About 43 per cent of a nappy (by weight) is this wood pulp. The outer coatings are fabric-like polymers, derived from fossil fuels which makes up 23 per cent of the weight, and there is a super-absorbant core made from a chemical called sodium polyacrylate, this is about 28 per cent of the nappy.

Huggies makes a point on its website of noting that it uses hydrogen peroxide rather than chlorine to bleach nappy fluff. The process, it assures parents, produces oxygen and leaves negligible residue in the environment.

Modern cloth nappies can be made of all kinds of fabrics, such as cotton, hemp, bamboo fleece and polyester.

The traditional nappy, however, is a square of brushed cotton. Cotton is a water-intensive crop that requires considerable amounts of fertilisers, herbicides and pesticides to grow.


Most families will work their way through about 5,000 disposable nappies. Meanwhile, cloth nappy users will get through about 50.

However those 50, of course, need to be washed. Mostly, wet nappies go in for a soak, while pooey nappies get scraped off into the toilet before going for a soak.
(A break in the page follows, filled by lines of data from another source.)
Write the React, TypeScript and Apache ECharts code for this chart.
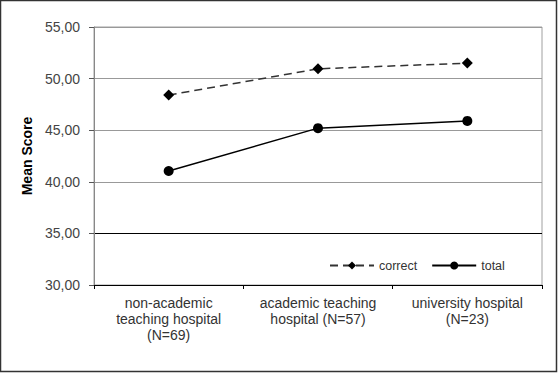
import React, { useEffect, useRef } from "react";
import * as echarts from "echarts";

const categories = [
  "non-academic\nteaching hospital\n(N=69)",
  "academic teaching\nhospital (N=57)",
  "university hospital\n(N=23)",
];
const correctValues = [48.4, 50.95, 51.5];
const totalValues = [41.05, 45.2, 45.9];
const yMin = 30;
const yMax = 55;
const yInterval = 5;

export default function App() {
  const ref = useRef<HTMLDivElement>(null);
  useEffect(() => {
    const chart = echarts.init(ref.current!, undefined, { renderer: "svg" });
    const font = "Liberation Sans, Arial, sans-serif";
    chart.setOption({
      animation: false,
      backgroundColor: "#fff",
      grid: {
        left: 94,
        top: 27,
        right: 16,
        bottom: 88,
        show: true,
        borderColor: "#a0a0a0",
        borderWidth: 1,
      },
      graphic: [
        {
          type: "rect",
          shape: { x: 0.5, y: 0.5, width: 556, height: 371 },
          style: { fill: "none", stroke: "#333", lineWidth: 1.5 },
          silent: true,
        },
      ],
      legend: {
        left: 324,
        top: 254,
        itemWidth: 44,
        itemHeight: 10,
        itemGap: 14,
        textStyle: { fontFamily: font, fontSize: 12.5, color: "#333" },
        data: ["correct", "total"],
      },
      xAxis: {
        type: "category",
        data: categories,
        boundaryGap: true,
        axisLine: { lineStyle: { color: "#000", width: 1 } },
        axisTick: { show: true, length: 4, lineStyle: { color: "#000" } },
        axisLabel: {
          fontFamily: font,
          fontSize: 14,
          color: "#333",
          lineHeight: 16,
          margin: 10,
          interval: 0,
        },
      },
      yAxis: {
        type: "value",
        min: yMin,
        max: yMax,
        interval: yInterval,
        name: "Mean Score",
        nameLocation: "middle",
        nameGap: 60,
        nameTextStyle: { fontFamily: font, fontSize: 14, fontWeight: "bold", color: "#000" },
        axisLine: { show: true, lineStyle: { color: "#888" } },
        axisTick: { show: true, length: 5, lineStyle: { color: "#555" } },
        axisLabel: {
          fontFamily: font,
          fontSize: 14,
          color: "#444",
          margin: 14,
          formatter: (v: number) => v.toFixed(2).replace(".", ","),
        },
        splitLine: {
          show: true,
          lineStyle: { color: ["#000", "#000", "#999", "#999", "#999", "#999"], width: 1 },
        },
      },
      series: [
        {
          name: "correct",
          type: "line",
          data: correctValues,
          symbol: "diamond",
          symbolSize: 11,
          itemStyle: { color: "#000" },
          lineStyle: { color: "#333", width: 1.5, type: [8, 5] },
        },
        {
          name: "total",
          type: "line",
          data: totalValues,
          symbol: "circle",
          symbolSize: 10,
          itemStyle: { color: "#000" },
          lineStyle: { color: "#000", width: 1.5, type: "solid" },
        },
      ],
    });
    return () => chart.dispose();
  }, []);
  return (
    <div
      ref={ref}
      style={{ position: "fixed", left: 0, top: 0, width: 558, height: 373 }}
    />
  );
}
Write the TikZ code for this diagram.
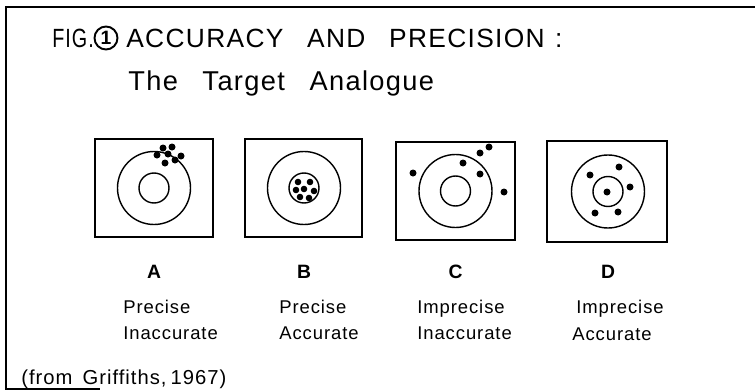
\documentclass[tikz,border=0pt]{standalone}
\usepackage{fontspec}
\setmainfont{Liberation Sans}[LetterSpace=5,WordSpace=1.8]
\usetikzlibrary{positioning}

\begin{document}
\begin{tikzpicture}[
  x=0.02cm, y=0.02cm,
  frame/.style={line width=1.1pt},
  tbox/.style={draw, line width=1.1pt},
  ring/.style={draw, line width=0.8pt},
  shot/.style={fill=black},
  lbl/.style={font=\bfseries\fontsize{11}{13}\selectfont},
  desc/.style={font=\fontsize{10.5}{15}\selectfont, anchor=west, align=left, inner sep=0pt},
  ttl/.style={font=\fontsize{15}{18}\selectfont, anchor=west, inner sep=0pt}
]
  \useasboundingbox (0,0) rectangle (755,-392);

  % --- frame (open at right) ---
  \draw[frame] (755,-7) -- (6,-7) -- (6,-389) -- (100,-389);

  % --- heading ---
  \node[ttl] (fig) at (52,-38) {\scalebox{0.75}[1]{FIG.}};
  \node[draw, circle, line width=1.1pt, inner sep=1.2pt, font=\bfseries\fontsize{11}{13}\selectfont] (num) at (106,-38) {1};
  \node[ttl] (head) at (126,-38) {ACCURACY\hspace{0.9em}AND\hspace{0.9em}PRECISION\hspace{0.4em}:};
  \node[ttl, font=\fontsize{15.5}{18}\selectfont] (sub) at (128,-83) {The\hspace{0.9em}Target\hspace{0.9em}Analogue};

  % --- targets ---
  \foreach \n/\cx/\cy/\xl/\xr/\yt/\yb in {A/154/188/95/213/139/237, B/304/188/245/362/139/237,
      C/455.5/191/396/515/142/240, D/608/191.5/547/667/141/242}
  {
    \draw[tbox] (\xl,-\yt) rectangle (\xr,-\yb);
    \draw[ring] (\cx,-\cy) circle (36.5);
    \draw[ring] (\cx,-\cy) circle (15);
    \node[lbl] (lbl\n) at (\cx,-272) {\n};
  }

  % --- shots ---
  \foreach \x/\y in {163/148,172/147,157/155,168/154,181/156,165/163,175/160} {\fill[shot] (\x,-\y) circle (3.5);}
  \foreach \x/\y in {304/189,298/182,310/182,296/190,314/191,300/197,309/198} {\fill[shot] (\x,-\y) circle (3.3);}
  \foreach \x/\y in {413/173,463/163,480/174,504/192,480/153,489/147} {\fill[shot] (\x,-\y) circle (3.5);}
  \foreach \x/\y in {607/192,590/175,619/167,630/187,595/213,618/212} {\fill[shot] (\x,-\y) circle (3.5);}

  % --- descriptions ---
  \node[desc] (dA) at (123,-320) {Precise\\Inaccurate};
  \node[desc] (dB) at (279,-320) {Precise\\Accurate};
  \node[desc] (dC) at (417,-320) {Imprecise\\Inaccurate};
  \node[desc] (dD1) at (576,-309) {Imprecise};
  \node[desc] (dD2) at (572,-334) {Accurate};

  % --- source ---
  \node[desc, font=\fontsize{11.5}{14}\selectfont] (src) at (21,-379) {(from\hspace{0.5em}Griffiths,\hspace{0.2em}1967)};
\end{tikzpicture}
\end{document}
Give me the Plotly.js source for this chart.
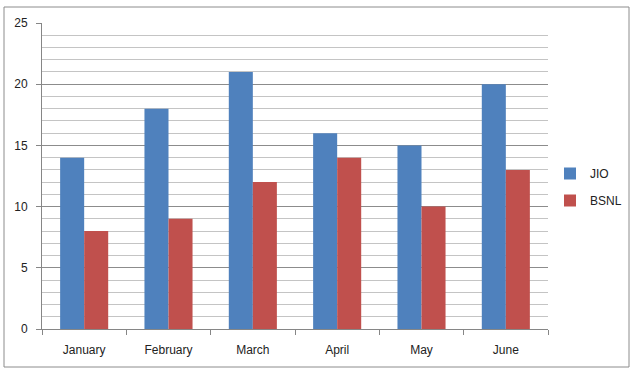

Then they all get bundled into the washing machine.

Over two and a half years, that means about 88 extra loads of washing. That's around 48 extra kilowatt hours of electricity and 6,250 extra litres of water - and that's if you've got one of the most efficient brands of washing machine.

On top of this there is the water used for soaking and flushing - that could be over 23,342 litres.